When asked what advice she has for parents of kids living with sickle cell disease, Lametra offered the following:
- Don’t be afraid to let your child be a child. What works for one, may not work for you. If something poses a problem, find alternatives and allow your child to choose among them. For example, my son wanted to play soccer, which is very aerobic. Instead, he does martial arts, which only requires short bursts of energy, as opposed to activities that require constant running up and down a field. He also plays baseball. Find activities your child can participate in safely and that decrease the chances of leading to a hospital visit. If your child wants to go out and play in the snow, bundle them up and let them go out for 5–10 minutes and then have them come back in again and get warm. With proper planning and modifications, your child can enjoy many of the same things other children do.
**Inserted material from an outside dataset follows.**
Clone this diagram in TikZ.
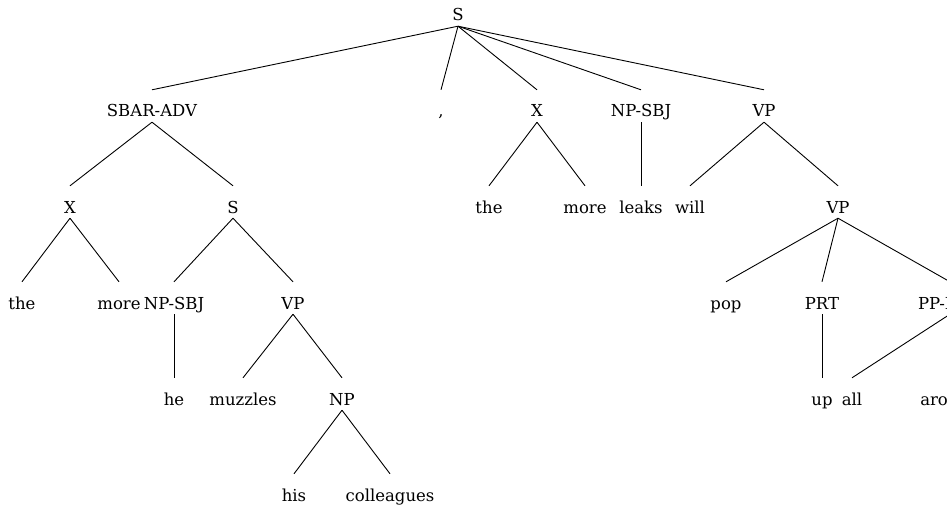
\documentclass[tikz,border=0pt]{standalone}
\usepackage{fontspec}
\setmainfont{DejaVu Serif}
\begin{document}
\begin{tikzpicture}[x=1pt,y=-1pt,
  tn/.style={inner sep=0pt, text height=27pt, text depth=5pt, anchor=base,
             font=\fontsize{16.5}{18}\selectfont},
  br/.style={line width=0.9pt}]
\clip (0,0) rectangle (947,505);
\useasboundingbox (0,0) rectangle (947,505);
% level 0
\node[tn] (s0) at (458,21) {S};
% level 1
\node[tn] (sbar) at (152,117) {SBAR-ADV};
\node[tn] (comma) at (441,117) {,};
\node[tn] (xa) at (537,117) {X};
\node[tn] (npa) at (641,117) {NP-SBJ};
\node[tn] (vpa) at (764,117) {VP};
% level 2
\node[tn] (xb) at (70,213) {X};
\node[tn] (sb) at (233,213) {S};
\node[tn] (thea) at (489,213) {the};
\node[tn] (morea) at (585,213) {more};
\node[tn] (leaks) at (641,213) {leaks};
\node[tn] (will) at (690,213) {will};
\node[tn] (vpb) at (838,213) {VP};
% level 3
\node[tn] (theb) at (22,309) {the};
\node[tn] (moreb) at (119,309) {more};
\node[tn] (npb) at (174,309) {NP-SBJ};
\node[tn] (vpc) at (293,309) {VP};
\node[tn] (pop) at (726,309) {pop};
\node[tn] (prt) at (822,309) {PRT};
\node[tn] (pp) at (950,309) {PP-LOC};
% level 4
\node[tn] (he) at (174,405) {he};
\node[tn] (muzzles) at (243,405) {muzzles};
\node[tn] (np) at (342,405) {NP};
\node[tn] (up) at (822,405) {up};
\node[tn] (all) at (852,405) {all};
\node[tn] (around) at (950,405) {around};
% level 5
\node[tn] (his) at (294,501) {his};
\node[tn] (coll) at (390,501) {colleagues};
% branches
\foreach \p/\c in {s0/sbar, s0/comma, s0/xa, s0/npa, s0/vpa,
                   sbar/xb, sbar/sb, xa/thea, xa/morea, npa/leaks,
                   vpa/will, vpa/vpb,
                   xb/theb, xb/moreb, sb/npb, sb/vpc,
                   vpb/pop, vpb/prt, vpb/pp,
                   npb/he, vpc/muzzles, vpc/np, prt/up, pp/all, pp/around,
                   np/his, np/coll}
  \draw[br] (\p.south) -- (\c.north);
\end{tikzpicture}
\end{document}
- Start the transition process earlier. From pediatric to adult SCD care, start the transition process earlier on before it’s actually time for the transition to occur. Transition is the process of your child moving from a pediatric care provider to an adult care provider. It is also the period when your child becomes more responsible for his or her own health and healthcare. Allow your child to speak during doctor visits. Assist your young adult child in setting up an appointment to meet with the adult care provider early on so that it’s not a cold handoff. This way, you and your child will know what’s expected and it will be easier on everyone.
Where Is She Now?
Dr. Lametra Scott is the Founder and Executive Director of the Breaking the Sickle Cell Cycle Foundation, Incexternal icon. She started the foundation in 2015 to provide community support and to educate her peers and providers. She is also a pharmacist with the State of Tennessee. As a guest lecturer, she teaches SCD best treatment practices to rising Doctor of Pharmacy students at the University of Tennessee College of Pharmacy, her alma mater, and Lipscomb University College of Pharmacy. In addition, she has been a guest speaker for Tennessee State University’s Respiratory Therapy Program and has spoken to future social workers at Columbia State Community College about the systematic healthcare disparities SCD patients experience when seeking care. She also works with churches and other organizations to conduct SCT testing.
CDC would like to thank Lametra and her son, Rickey for sharing their story.